In each class of fit a definite allowance is recommended. Roughly, the method can be compared to the standardization of screw threads.
That is, the ASA system essentially standardizes mating parts so that shafts which are made by one company will fit bushings of the same ASA classification of fit made by another company, in the same way that bolts manufactured by one company will fit nuts made with the same threads manufactured by another company.
Selective assembly
To help reduce the high costs of producing parts to extremely close tolerances, many companies use a process known as selective assembly.
Parts are first manufactured to loose tolerances; then, prior to assembly, they are gaged (or measured) and separated into similar size groups (usually small, medium, and large).
Small shafts, for example, are mated with small size holes, medium shafts are mated with medium size holes, and so on.
In this way, mating parts may be made to fit closely with one another, thus avoiding the necessity and added expense of working to unusually close tolerances.
Review questions (The answers are not given)
1. Explain the meaning of the term interchangeable parts.
2. Explain the meaning of the term mass production.
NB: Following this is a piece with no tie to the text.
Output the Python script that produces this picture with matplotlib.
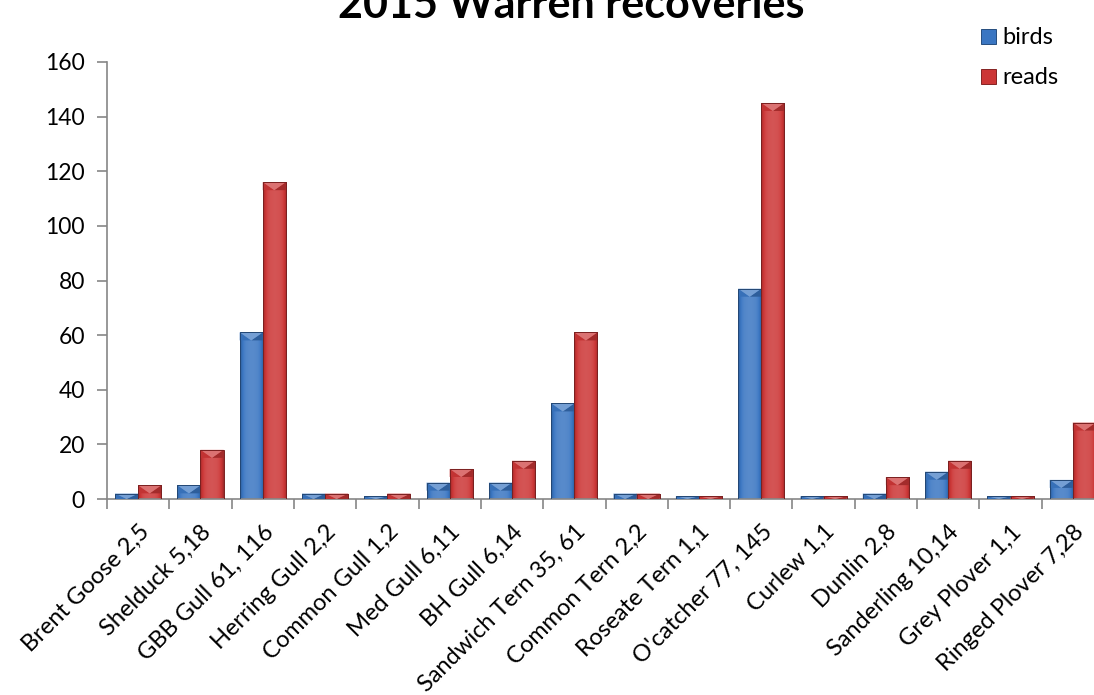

What is perhaps the most common example of mass production?
3. Define tolerancing.
4. A shaft measures 1.6875 inch in diameter. What is the nominal size?
5. Define limits.
6. How does the machine draftsman know how much tolerance 'to use on a given part? Explain.
7. Define allowance.
8. Name the two kinds of allowance.
9. What is meant by one part interfering with another?
10. Name the allowance which always means that mating parts fit loosely together.
11. Explain what is meant by the term to apply a tolerance.
12. What is the starting point from which all calculations are made?
13. How much is the standard tolerance on a fractional dimension?
14. On a shaft with limit dimensions, why is the largest shaft size placed above the smallest?
15. How are the limit dimensions arranged for holes and slots? Explain.
16. Explain how the process of
selective assembly helps to reduce the manufacturing costs of producing parts.
Calculate the limits for the following problems.
17. Shaft and hole: nominal size of 5/8 inch; interference allowance of 0.0003 inch; tolerance on shaft is 0.0003 inch and tolerance on hole is 0.0006 inch.
18. Shaft and hole: nominal size of 1-13/16 inches; clearance allowance of 0.005 inch; tolerance on both 0.001 inch.
19. Shaft and hole: nominal size of 2-1/8 inches; interference allowance of 0.0012 inch; tolerance on shaft is 0.003 inch and tolerance on hole is 0.0015 inch.
20. Shaft and hole: nominal size of 1-3/4 inches; clearance allowance of 0.001 inch; tolerance for both is 0.0015 inch.
21. Key and slot: nominal size of 3 inches: clearance allowance of 0.0005 inch; tolerance for both 0.0015 inch.
22. Key and slot: nominal size of 1-3/8 inches; interference allowance of 0.0025 inch; tolerance for key is 0.0005 inch and tolerance for slot is 0.0010 inch.
23. Key and slot: nominal size of 5-7/8 inches; clearance allowance of 0.0015 inch; tolerance of key is 0.0010 inch and tolerance for slot is 0.0005 inch.
24. Key and slot: basic size of 1.5685 inches; interference allowance of 0.0006 inch; tolerance for key is 0.0005 inch and tolerance for slot is 0.0003 inch.